STATED PROBLEM:
Copy the records below exactly, starting at the line that contains "Write a Python" and ending at the line that contains "import plotly.graph_objects as go"; leave out any pictures.

Dataset entries:
------

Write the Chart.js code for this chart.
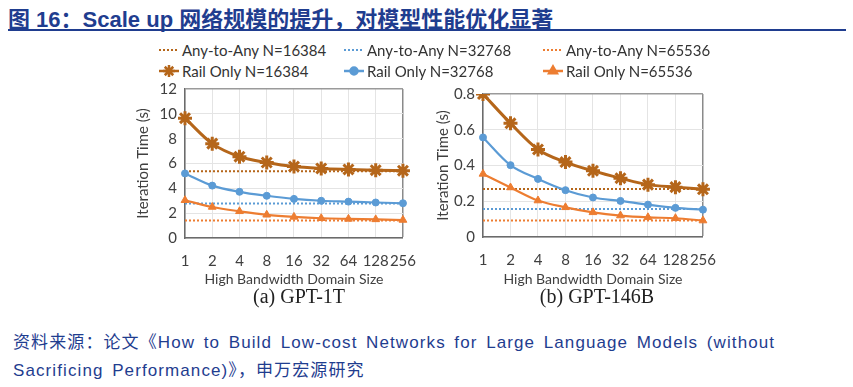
<!DOCTYPE html>
<html>
<head>
<meta charset="utf-8">
<script src="https://cdn.jsdelivr.net/npm/chart.js@4.4.0/dist/chart.umd.min.js"></script>
<style>
  body { margin: 0; width: 853px; height: 387px; background: #fff; position: relative; overflow: hidden; font-family: Lato, sans-serif; }
  .abs { position: absolute; white-space: nowrap; }
  #title { left: 8px; top: 1px; font: bold 22px "Liberation Sans", "Noto Sans CJK SC", sans-serif; color: #1f3d8f; }
  #rule { left: 8px; top: 29px; width: 838px; height: 2px; background: #1f3d8f; }
  .leg { font: 15px Lato, sans-serif; color: #333; display: flex; align-items: center; }
  .leg canvas { margin-right: 2px; }
  .sub { font: 20px "Liberation Serif", serif; color: #222; transform: translateX(-50%); }
  .src { left: 13px; font: 17px "Liberation Sans", "Noto Sans CJK SC", sans-serif; letter-spacing: 1.1px; word-spacing: 2.8px; color: #1f3d8f; }
</style>
</head>
<body>
<div id="title" class="abs">图 16：Scale up 网络规模的提升，对模型性能优化显著</div>
<div id="rule" class="abs"></div>
<div id="legend"></div>
<div class="abs" style="left:120px;top:72px"><canvas id="gpt1t" width="310" height="220"></canvas></div>
<div class="abs" style="left:420px;top:77px"><canvas id="gpt146b" width="310" height="215"></canvas></div>
<div class="abs sub" style="left:299px;top:285px">(a) GPT-1T</div>
<div class="abs sub" style="left:597px;top:285px">(b) GPT-146B</div>
<div class="abs src" style="top:328px">资料来源：论文《How to Build Low-cost Networks for Large Language Models (without</div>
<div class="abs src" style="top:356px">Sacrificing Performance)》，申万宏源研究</div>

<script>
// x categories: high bandwidth domain size
const domainSizes = ['1', '2', '4', '8', '16', '32', '64', '128', '256']

// GPT-1T iteration time (s)
const railA16384 = [9.65, 7.6, 6.55, 6.08, 5.75, 5.6, 5.52, 5.46, 5.42]
const railA32768 = [5.2, 4.22, 3.72, 3.4, 3.15, 3.0, 2.93, 2.86, 2.8]
const railA65536 = [3.04, 2.5, 2.15, 1.87, 1.7, 1.59, 1.54, 1.5, 1.45]
const anyA = [5.38, 2.77, 1.4]

// GPT-146B iteration time (s)
const railB16384 = [0.8, 0.636, 0.49, 0.419, 0.37, 0.329, 0.293, 0.279, 0.267]
const railB32768 = [0.557, 0.402, 0.325, 0.262, 0.221, 0.202, 0.181, 0.163, 0.153]
const railB65536 = [0.353, 0.277, 0.204, 0.166, 0.138, 0.12, 0.11, 0.105, 0.092]
const anyB = [0.269, 0.157, 0.092]

const seriesNames = ['N=16384', 'N=32768', 'N=65536']
const colors = ['#b5661a', '#5b9bd5', '#ed7d31']
const markers = ['star', 'circle', 'triangle']
const markerSize = [7, 3.5, 4.5]
const lineWidths = [3, 2.2, 2.2]

const textColor = '#404040'
const gridColor = '#e4e4e4'
const axisColor = '#6b6b6b'

function buildDatasets(rails, anys) {
  const sets = []
  rails.forEach((vals, i) => {
    sets.push({
      label: 'Rail Only ' + seriesNames[i],
      data: vals,
      borderColor: colors[i],
      backgroundColor: colors[i],
      borderWidth: lineWidths[i],
      pointStyle: markers[i],
      pointRadius: markerSize[i],
      pointBorderWidth: i === 0 ? 3 : 1,
      cubicInterpolationMode: 'monotone'
    })
  })
  anys.forEach((v, i) => {
    sets.push({
      label: 'Any-to-Any ' + seriesNames[i],
      data: domainSizes.map(() => v),
      borderColor: colors[i],
      borderWidth: 2,
      borderDash: [2, 2],
      pointRadius: 0
    })
  })
  return sets
}

function createChart(id, rails, anys, cfg) {
  const ctx = document.getElementById(id)
  return new Chart(ctx, {
    type: 'line',
    data: { labels: domainSizes, datasets: buildDatasets(rails, anys) },
    options: {
      responsive: false,
      animation: false,
      layout: { padding: { top: 0, right: cfg.padRight, left: 0, bottom: 0 } },
      plugins: { legend: { display: false }, tooltip: { enabled: false } },
      scales: {
        x: {
          offset: false,
          afterFit: s => { s.height = cfg.xHeight },
          grid: {
            drawTicks: false,
            color: c => c.index === domainSizes.length - 1 ? '#8a8a8a' : gridColor,
            lineWidth: c => c.index === domainSizes.length - 1 ? 1.5 : 1
          },
          border: { color: axisColor, width: 1.5 },
          ticks: { autoSkip: false, maxRotation: 0, padding: 14, color: textColor, font: { family: 'Lato', size: 15 } },
          title: { display: true, text: 'High Bandwidth Domain Size', color: textColor, font: { family: 'Lato', size: 14 }, padding: { top: -2 } }
        },
        y: {
          min: 0,
          max: cfg.max,
          afterFit: s => { s.width = cfg.yWidth },
          grid: {
            drawTicks: false,
            color: c => Math.abs(c.tick.value - cfg.max) < 1e-9 ? '#9a9a9a' : gridColor,
            lineWidth: c => Math.abs(c.tick.value - cfg.max) < 1e-9 ? 1.5 : 1
          },
          border: { color: axisColor, width: 1.5 },
          ticks: {
            stepSize: cfg.step,
            padding: 8,
            color: textColor,
            font: { family: 'Lato', size: 15 },
            callback: v => {
              const k = Math.round(v / cfg.step)
              if (k % 2) return ''
              return cfg.step < 1 ? (k === 0 ? '0' : (k * cfg.step).toFixed(1)) : String(k * cfg.step)
            }
          },
          title: { display: true, text: 'Iteration Time (s)', color: textColor, font: { family: 'Lato', size: 15 }, padding: { top: 14, bottom: 0 } }
        }
      }
    }
  })
}

createChart('gpt1t', [railA16384, railA32768, railA65536], anyA,
  { max: 12, step: 1, padRight: 17, xHeight: 54, yWidth: 65 })
createChart('gpt146b', [railB16384, railB32768, railB65536], anyB,
  { max: 0.8, step: 0.1, padRight: 18, xHeight: 55, yWidth: 63 })

// shared legend, drawn with the library's point helper
function legendItem(x, y, text, color, style, dotted, size) {
  const div = document.createElement('div')
  div.className = 'abs leg'
  div.style.left = x + 'px'
  div.style.top = y + 'px'
  const c = document.createElement('canvas')
  c.width = 22; c.height = 16
  const g = c.getContext('2d')
  g.strokeStyle = color
  g.fillStyle = color
  g.lineWidth = dotted ? 2 : 2.5
  if (dotted) g.setLineDash([2, 2])
  g.beginPath(); g.moveTo(1, 8); g.lineTo(21, 8); g.stroke()
  g.setLineDash([])
  if (!dotted) Chart.helpers.drawPoint(g, { pointStyle: style, radius: size, rotation: 0, borderWidth: style === 'star' ? 3 : 1 }, 11, 8)
  div.appendChild(c)
  const span = document.createElement('span')
  span.textContent = text
  div.appendChild(span)
  document.getElementById('legend').appendChild(div)
}

const legendX = [158, 343, 542]
seriesNames.forEach((n, i) => {
  legendItem(legendX[i], 41, 'Any-to-Any ' + n, colors[i], null, true)
  legendItem(legendX[i], 62, 'Rail Only ' + n, colors[i], markers[i], false, i === 0 ? 6 : markerSize[i])
})
</script>
</body>
</html>
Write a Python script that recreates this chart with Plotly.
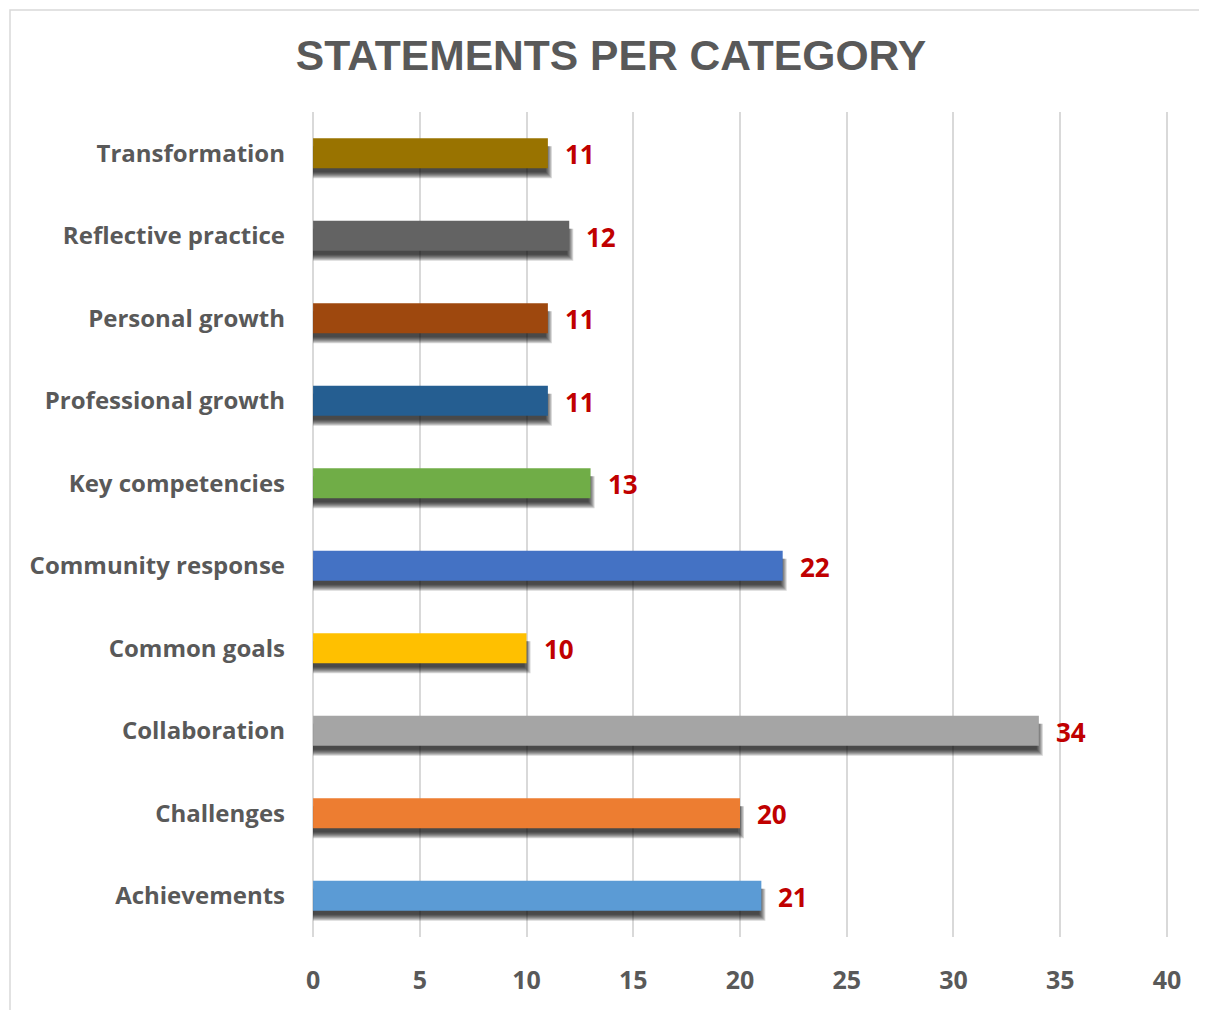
import plotly.graph_objects as go

categories = ["Achievements", "Challenges", "Collaboration", "Common goals",
              "Community response", "Key competencies", "Professional growth",
              "Personal growth", "Reflective practice", "Transformation"]
values = [21, 20, 34, 10, 22, 13, 11, 11, 12, 11]
colors = ["#5B9BD5", "#ED7D31", "#A5A5A5", "#FFC000", "#4472C4",
          "#70AD47", "#255E91", "#9E480E", "#636363", "#997300"]
x_ticks = [0, 5, 10, 15, 20, 25, 30, 35, 40]

# page has an 8px body margin, so figure coordinates are page coordinates - 8
OFF = 8
W, H = 1207 - OFF, 1010 - OFF
XR = [-0.05, 40.05]
ML, MR, MT, MB = 313 - OFF - 1, 1207 - 1167 - 1, 112 - OFF, 1010 - 937
plot_w = W - ML - MR
plot_h = H - MT - MB
px_x = (XR[1] - XR[0]) / plot_w
px_y = 10 / plot_h
bar_w = 30 * px_y

fig = go.Figure()

# soft (blurred) shadow layers: below and slightly right of each bar, none above
for s in [6, 5, 4, 3, 2, 1, 0]:
    fig.add_trace(go.Bar(
        y=categories, x=[v + (s - 2) * px_x for v in values], orientation="h",
        width=bar_w + (s - 4) * px_y,
        offset=-(bar_w / 2) - (4 + s) * px_y,
        marker=dict(color="rgba(0,0,0,0.16)", line=dict(width=0)),
        hoverinfo="skip", showlegend=False))

fig.add_trace(go.Bar(
    y=categories, x=values, orientation="h", width=bar_w,
    marker=dict(color=colors, line=dict(width=0)), showlegend=False))

for c, v in zip(categories, values):
    fig.add_annotation(x=v, y=c, text=f"<b>{v}</b>", showarrow=False,
                       xanchor="left", yanchor="middle", xshift=15, yshift=-1,
                       font=dict(family="Open Sans", size=26, color="#C00000"))

# outer chart border
fig.add_shape(type="rect", xref="paper", yref="paper",
              x0=(10 - OFF - ML) / plot_w, x1=(W + 20 - ML) / plot_w,
              y0=-(MB + 20) / plot_h, y1=1 + (MT - (10 - OFF)) / plot_h,
              line=dict(color="#D9D9D9", width=1.5), layer="below")

fig.update_layout(
    width=W, height=H, barmode="overlay",
    margin=dict(l=ML, r=MR, t=MT, b=MB),
    paper_bgcolor="white", plot_bgcolor="white",
    title=dict(text="<b>STATEMENTS PER CATEGORY</b>", x=(611 - OFF) / W, xanchor="center",
               y=1 - (55 - OFF) / H, yanchor="middle",
               font=dict(family="Liberation Sans", size=42.6, color="#595959")),
    xaxis=dict(range=XR, tickvals=x_ticks, showgrid=True, gridcolor="#D9D9D9",
               gridwidth=2, zeroline=False, showline=False, ticks="",
               ticklabelstandoff=26,
               ticktext=[f"<b>{t}</b>" for t in x_ticks],
               tickfont=dict(family="Open Sans", size=25, color="#595959")),
    yaxis=dict(range=[-0.5, 9.5], showgrid=False, zeroline=False, showline=False,
               ticks="", ticklabelstandoff=26,
               tickvals=categories, ticktext=[f"<b>{c}</b>" for c in categories],
               tickfont=dict(family="Open Sans", size=24, color="#595959")),
    font=dict(family="Open Sans", color="#595959"),
)

fig.write_html("out.html")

------

WRITTEN REPLY:
Write a Python script that recreates this chart with Plotly.
import plotly.graph_objects as go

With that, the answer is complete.